Saturday, October 29, 2011

the God theme in literature



Poetry and prose writers through the ages have produced some epic creative works with their visions of the immortal God(s), as conceived at particular times in history. Think of the Greek plays and epic poems, the Hindu epics, and the Middle Eastern and European pagan mythologies. The gods and super-heroes in these may be immortal beings endowed with supernatural powers, but they generally resemble or approximate human form, and have familiar human appetites.

The rise of the later monotheistic religions, beginning with Judaism and proceeding through Christianity and Islam, present a more mysterious God, but either through revelation or inspiration, the later writers retain some anthropomorphic qualities for the one God. For example, He occasionally speaks in a familiar language; He's concerned with interpersonal relationships between Himself and humans, and between humans; and He has given some laws which are to govern these relationships.

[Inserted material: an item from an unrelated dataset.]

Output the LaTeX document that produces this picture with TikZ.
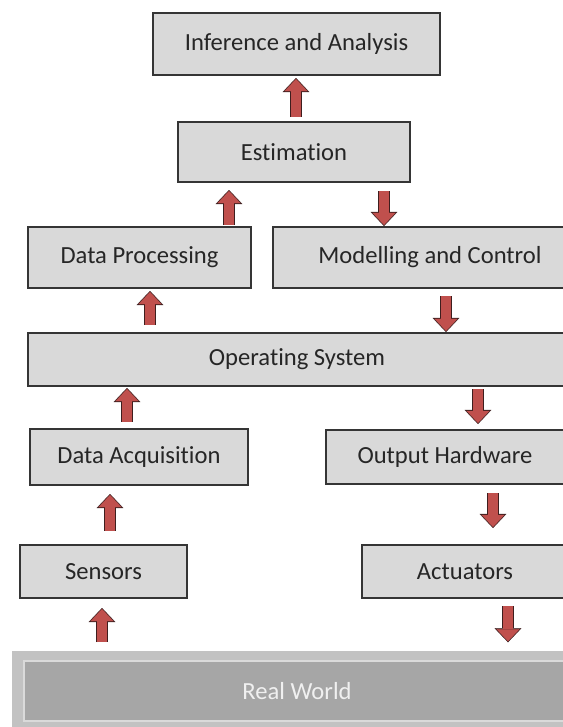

The descriptive qualities and characteristics of God given by these three dominant monotheistic religions have not changed much, if at all, in the last 1500 to 2000 years, and seem somewhat frozen in the language and conceptual abilities of the authors who committed them to writing. The stasis became reason enough for some philosophers to declare God was now dead. Further modern scholarship, scriptural criticism, and science, have continued to bump up against the traditional, dogmatic views of God. Indeed, there now seems a plethora of books by modern writers promoting the atheist view: God is not Great, by Christopher Hitchens; The God Delusion, by Richard Dawkins; and others. None of the atheists seem, however, to adequately address a resulting, fundamental issue of why then is there something instead of nothing?

Theologians have sometimes been hampered by religious authorities and a fear of heresy from more fully exploring the questions and nature of a revealed God in a religious dogma. Too bad. A lot more might have been discovered in all those years.

Even literary fiction might happen onto some useful insights to God, through imaginative story-telling, guided by human experience and psyche. Think: Moby Dick. Recently I came across a reference to Kafka in an article by Robert Pogue Harrison (NY Review of Books, Oct. 13, 2011), which got me thinking again about this topic:

"In his conversations with Gustav Jaknouch, Kafka reportedly remarked:

God dwells in darkness. And that is a good thing, because without the protecting darkness, we should try to overcome God. That is man's nature.

"These are the words of a modern individual speaking in the wake of what Nietzsche called the death of God. Something similar could be said of Shakespeare. Like Kafka's Deus absconditus, he withdraws into a protective darkness that prevents us from getting a secure handle on him, hence from overthrowing him."

Awesome. Hope the topic was of interest to blog readers.